On the Internet, there’s no editions; there’s just live, 24/7. So what they keep slapping on the homepages on these patron news outlets are these wire stories, and halfway through the story you’re like “Wait, I’ve read this story before.” It’s weird to me that you have to constantly find a way to refresh the homepage in hopes that the editor serves this to you. That really sucks.

DD: So you can sign up for notifications?

We don’t know exactly how the mechanism will work. It’ll be designed for a mobile device. Basically, we want to be the home for your news on your mobile device.

DD: Will Circa be the sixth Cheezburger brand?

Circa will have a separate corporate structure. It’ll have no ties to Cheezburger whatsoever.

DD: A lot of people were surprised you blacked out your homepage to protest the Stop Online Piracy Act. Was that your executive decision?

It was my executive decision. And I encountered zero protests from the company. In fact, employees were very much on board, and that was very touching.

DD: It wasn’t a tough decision for you to make, joining sites like Wikipedia in the blackout?

It was a tough decision. Wikipedia doesn’t have advertising, so they’re not required to show a certain number of ads to generate revenue. We do.

By putting up a roadblock, and a blackout screen, we turned away a lot of users. We drove a lot of users to a page [with instructions for how people could contact their representatives]. We generated no revenue from that, and it was costly for us to run. But those people picked up their phones. Something like 300,000 people took action of some sort.

DD: How much is your patronage of these sites a business decision, where you’re saying “this is reaching so many people,” versus pure belief in remix culture?

I would say I’m a believer in remix culture first. And then we happened to make a business out of it. … You have to have belief in it first, before you can actually make that leap.

DD: Is there a lolcat community? Are there Lolcat-Americans?

I would say yes, but I would also say Cheezburger as a community is something that’s only forming right now. It used to be the communities were independently site-driven, like, Fail Blog community, I Can Has Cheezburger community. But now they’re intermingling more. We see more cross-traffic between our sites.

The average person sees two or more sites now. People identify not just with the sites they visit, but with the parent company. In the near months we’re starting to push the idea of Cheezburger as a community. We’ll be building more tools to help them out.

DD: What kind of tools?

I’ll give you an example. Right now, if you log into a Cheezburger account, when you go comment, there’s no single sign-up. You can’t take your identity from Memebase to Fail Blog. We want more messaging between users, to get people to identify one another and engage one another.
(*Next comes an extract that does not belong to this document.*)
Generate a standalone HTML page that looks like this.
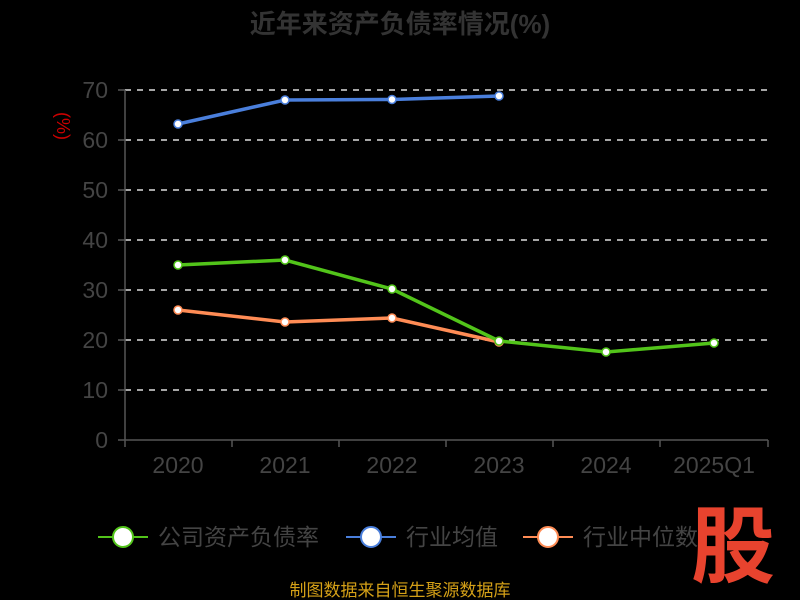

We’re also trying out, ironically, Facebook commenting, the option of using real identities.

DD: I’m very curious how Fail Blog commenters would respond, being outed like that.

It might be awesome. It might be bad. What we don’t shy away from is trying new things. Every time we do something new, people are like, “Why do you keep changing stuff?” And we’re like, “It’s the Internet.”

DD: Do you see a sixth Cheezburger brand anytime soon?

Yes, we do. In our five brands, there’s now almost 60 sites. I don’t think I’m ready to talk about the sixth just yet, but wait for it in April.

DD: What’s Cheezburger’s role, in the larger, cultural sense?

Internet memes still today are a tiny, tiny, tiny fraction of popular culture. And at some point it’s going to merge with popular culture, and I don’t know what that looks like. Rock & roll used to be subculture. Look what happened there.